9. Financial statements and distributions per compartment
One of the advantages of the SV is its ability to create compartments in a cost- and time efficient way. The benefits of compartments are:
a. allow to ring-fence and segregate certain assets and liabilities in one compartment
b. a SV may create a new compartment, simply by a decision of the board of directors, without the need for any external approvals
c. for investors each compartment is treated as a separate entity, but without a separate legal personality, thus reducing the cost of setting up a new legal entity
The Draft Bill explicitly provides that the financial statements for a specific compartment can be approved by the shareholders of the specific compartment only. The distribution of revenues can then be made at compartment level.

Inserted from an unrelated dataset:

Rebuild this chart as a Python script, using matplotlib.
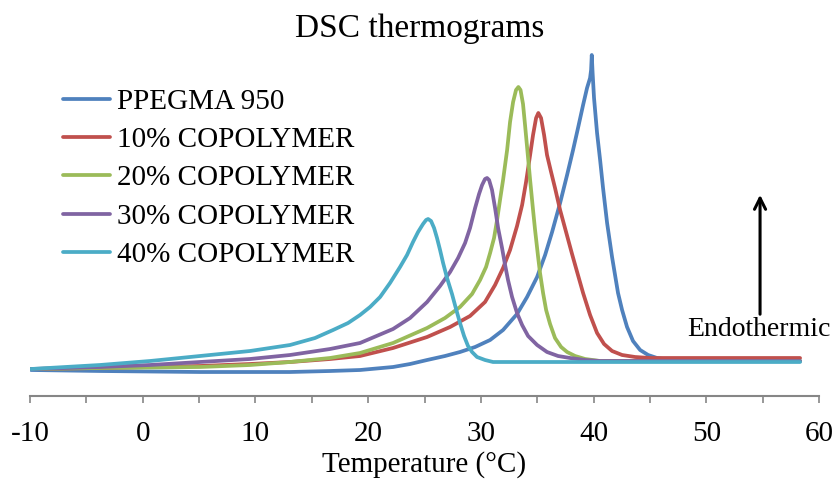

Other advantages of establishing the SV in Luxembourg
In addition to the above mentioned changes, setting up an SV in Luxembourg has also other advantages:
(i.) Choice and flexibility: The SV allows for a great choice between various legal forms, corporate or fund type, non-supervised or supervised vehicles
(ii.) Tax Neutrality: SV are tax neutral vehicles
(iii.) Listing vehicle: possibility to list the securities issued by the SV on a stock exchange
(iv.) High level of investor protection: through the recognition of limited recourse and bankruptcy remoteness
(v.) Umbrella structure: The SV allows for the creation of multiple compartments and the segregation of assets
(vi.) Speed of establishment: Most SVs are not supervised and can thus be established quickly within a few days. The finalization of the SV documentation will depend on the input of all parties.
In conclusion the Draft Bill and the modernized Securitisation Law will bring about important changes and much needed clarification. This will ensure that the Luxembourg SV will remain an important investment vehicle in international transactions.